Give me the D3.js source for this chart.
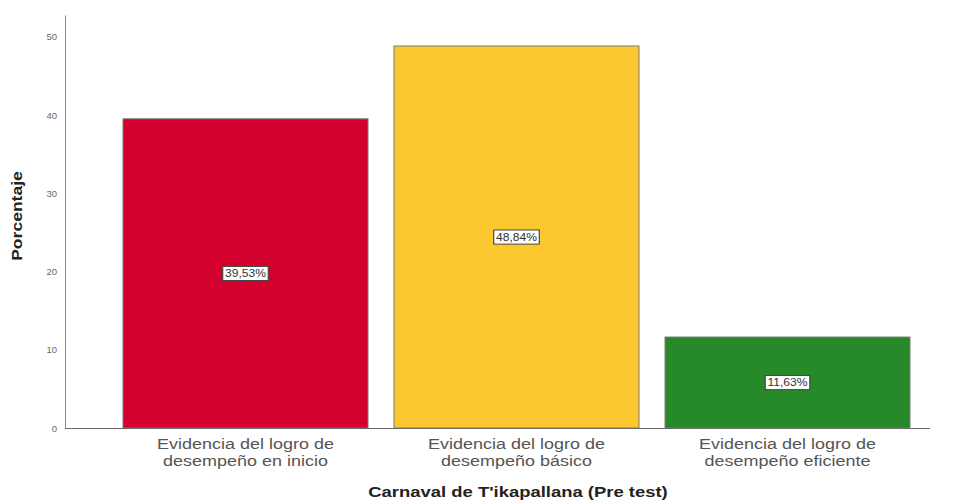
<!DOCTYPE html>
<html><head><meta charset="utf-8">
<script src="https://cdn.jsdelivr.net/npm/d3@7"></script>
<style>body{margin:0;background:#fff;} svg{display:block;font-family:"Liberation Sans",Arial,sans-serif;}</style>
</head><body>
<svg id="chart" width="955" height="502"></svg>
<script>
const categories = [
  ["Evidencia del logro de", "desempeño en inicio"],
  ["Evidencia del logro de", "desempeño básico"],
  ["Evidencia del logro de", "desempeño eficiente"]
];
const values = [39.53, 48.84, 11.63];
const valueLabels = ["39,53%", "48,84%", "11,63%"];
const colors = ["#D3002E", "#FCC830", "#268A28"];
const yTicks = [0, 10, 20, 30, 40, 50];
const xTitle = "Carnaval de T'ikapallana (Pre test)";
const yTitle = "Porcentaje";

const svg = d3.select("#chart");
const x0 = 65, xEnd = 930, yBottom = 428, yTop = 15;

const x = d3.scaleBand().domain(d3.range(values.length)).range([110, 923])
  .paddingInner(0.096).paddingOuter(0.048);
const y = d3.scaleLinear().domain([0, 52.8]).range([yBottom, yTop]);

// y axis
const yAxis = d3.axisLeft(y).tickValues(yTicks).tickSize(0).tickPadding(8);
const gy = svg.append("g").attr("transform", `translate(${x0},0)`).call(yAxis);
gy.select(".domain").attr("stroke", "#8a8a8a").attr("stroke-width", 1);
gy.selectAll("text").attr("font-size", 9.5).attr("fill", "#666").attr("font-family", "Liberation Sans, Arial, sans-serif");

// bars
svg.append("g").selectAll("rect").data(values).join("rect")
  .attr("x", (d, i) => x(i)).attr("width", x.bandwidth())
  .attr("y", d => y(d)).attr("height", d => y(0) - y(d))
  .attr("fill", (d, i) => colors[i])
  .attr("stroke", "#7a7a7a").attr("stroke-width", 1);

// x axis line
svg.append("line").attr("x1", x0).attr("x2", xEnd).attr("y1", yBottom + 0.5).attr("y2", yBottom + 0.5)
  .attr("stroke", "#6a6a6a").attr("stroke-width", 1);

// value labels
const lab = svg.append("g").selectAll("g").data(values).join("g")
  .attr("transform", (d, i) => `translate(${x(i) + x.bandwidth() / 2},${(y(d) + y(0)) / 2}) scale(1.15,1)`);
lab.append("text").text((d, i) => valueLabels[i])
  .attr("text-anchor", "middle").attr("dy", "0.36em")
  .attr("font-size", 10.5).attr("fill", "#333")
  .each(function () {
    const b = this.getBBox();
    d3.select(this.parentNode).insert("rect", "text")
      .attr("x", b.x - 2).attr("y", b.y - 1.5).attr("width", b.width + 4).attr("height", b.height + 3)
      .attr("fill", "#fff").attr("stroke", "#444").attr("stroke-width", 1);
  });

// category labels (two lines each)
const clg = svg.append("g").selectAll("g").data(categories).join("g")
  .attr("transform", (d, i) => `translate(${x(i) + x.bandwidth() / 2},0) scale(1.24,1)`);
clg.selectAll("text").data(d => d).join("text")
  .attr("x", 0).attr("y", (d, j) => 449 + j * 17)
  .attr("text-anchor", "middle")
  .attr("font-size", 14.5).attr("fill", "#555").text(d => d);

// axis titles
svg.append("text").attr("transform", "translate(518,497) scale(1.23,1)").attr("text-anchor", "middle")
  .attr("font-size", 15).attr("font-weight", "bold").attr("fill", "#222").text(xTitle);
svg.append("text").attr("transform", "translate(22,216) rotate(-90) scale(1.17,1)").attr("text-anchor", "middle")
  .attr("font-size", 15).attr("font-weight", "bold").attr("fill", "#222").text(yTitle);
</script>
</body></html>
============================================================
* **Exercise description**: Using the material above, copy every line in which the string "this" occurs.

* **Correct output**:
Give me the D3.js source for this chart.
    const b = this.getBBox();
    d3.select(this.parentNode).insert("rect", "text")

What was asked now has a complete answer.